Someone in the crowd called out: "We're sorry."

Republican presidential candidate John McCain and his wife, Cindy, offered their "deepest condolences to Barack Obama and his family as they grieve the loss of their beloved grandmother."

"Our thoughts and prayers go out to them as they remember and celebrate the life of someone who had such a profound impact in their lives," the McCains said in a statement.

Obama learned of his grandmother's passing around 8 a.m. ET Monday in Florida, several hours after she died in her Hawaii home, adviser Robert Gibbs said. He didn't mention it in his first speech in Jacksonville. The campaign did not release the news until afternoon, as Obama arrived here.

The news was not unexpected. Obama broke off campaigning late last month to make a 22-hour visit to his grandmother, noting her health was failing.

"She's been the rock of my family," Obama said on CBS on Oct. 8. "She worked very hard all of her life, and she made a lot of sacrifices on my behalf."

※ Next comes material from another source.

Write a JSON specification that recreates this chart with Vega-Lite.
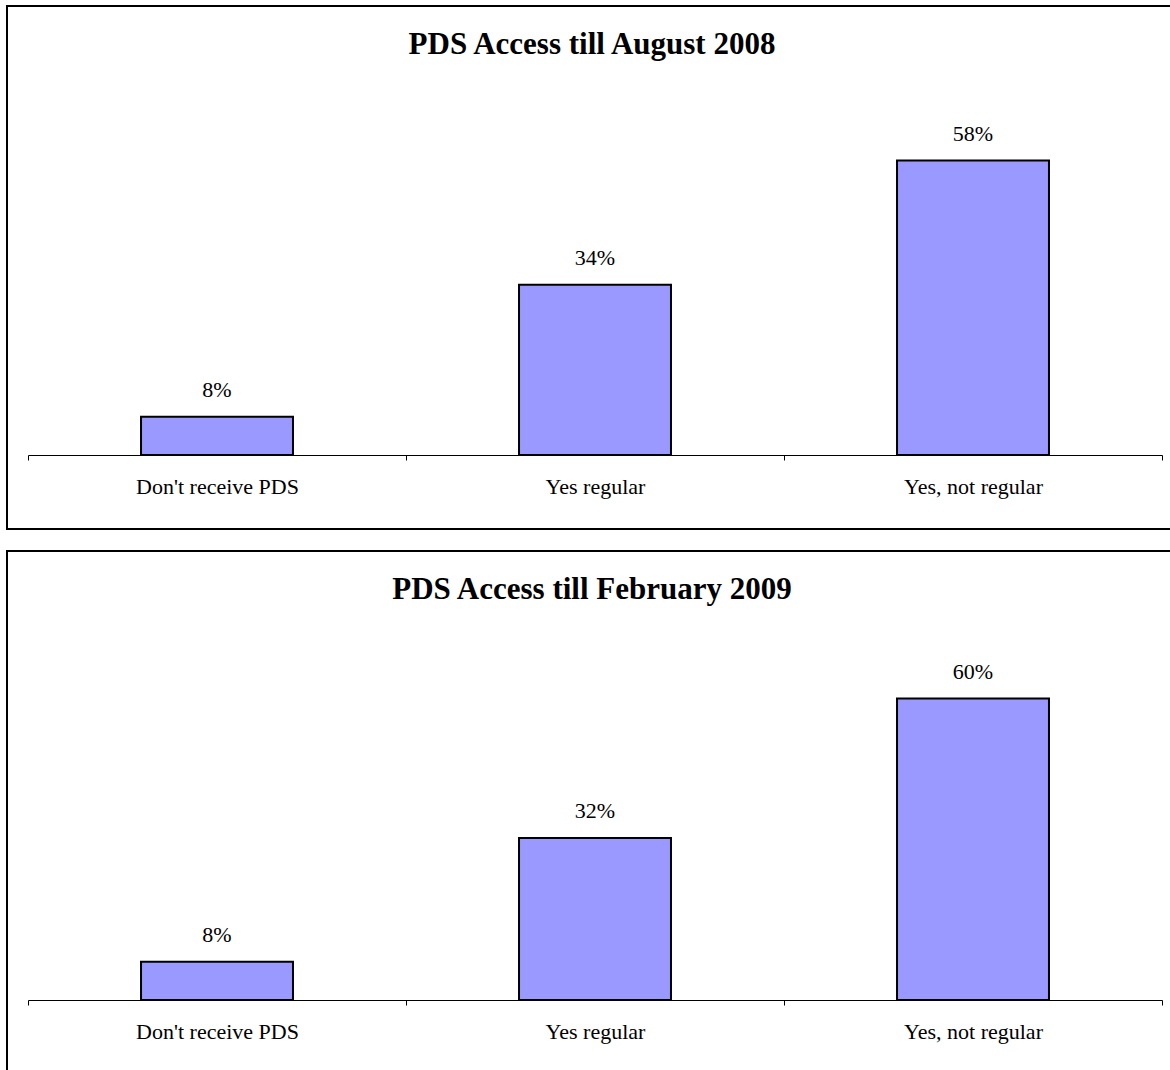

Born Madelyn Payne in 1922, Dunham grew up in Kansas and attended the University of Washington. She married Stanley Dunham in 1940 and worked as a Boeing aircraft inspector during World War II. In 1960, they moved to Hawaii with daughter, Stanley Ann. That's where the daughter would meet Obama's father, Barack Hussein Obama Sr., a Kenyan student at the University of Hawaii.

The Dunhams raised Obama while his mother and sister lived in Indonesia during the 1970s and he remained in Hawaii to finish high school. In 1970, Dunham became one of the first two female vice presidents of the Bank of Hawaii.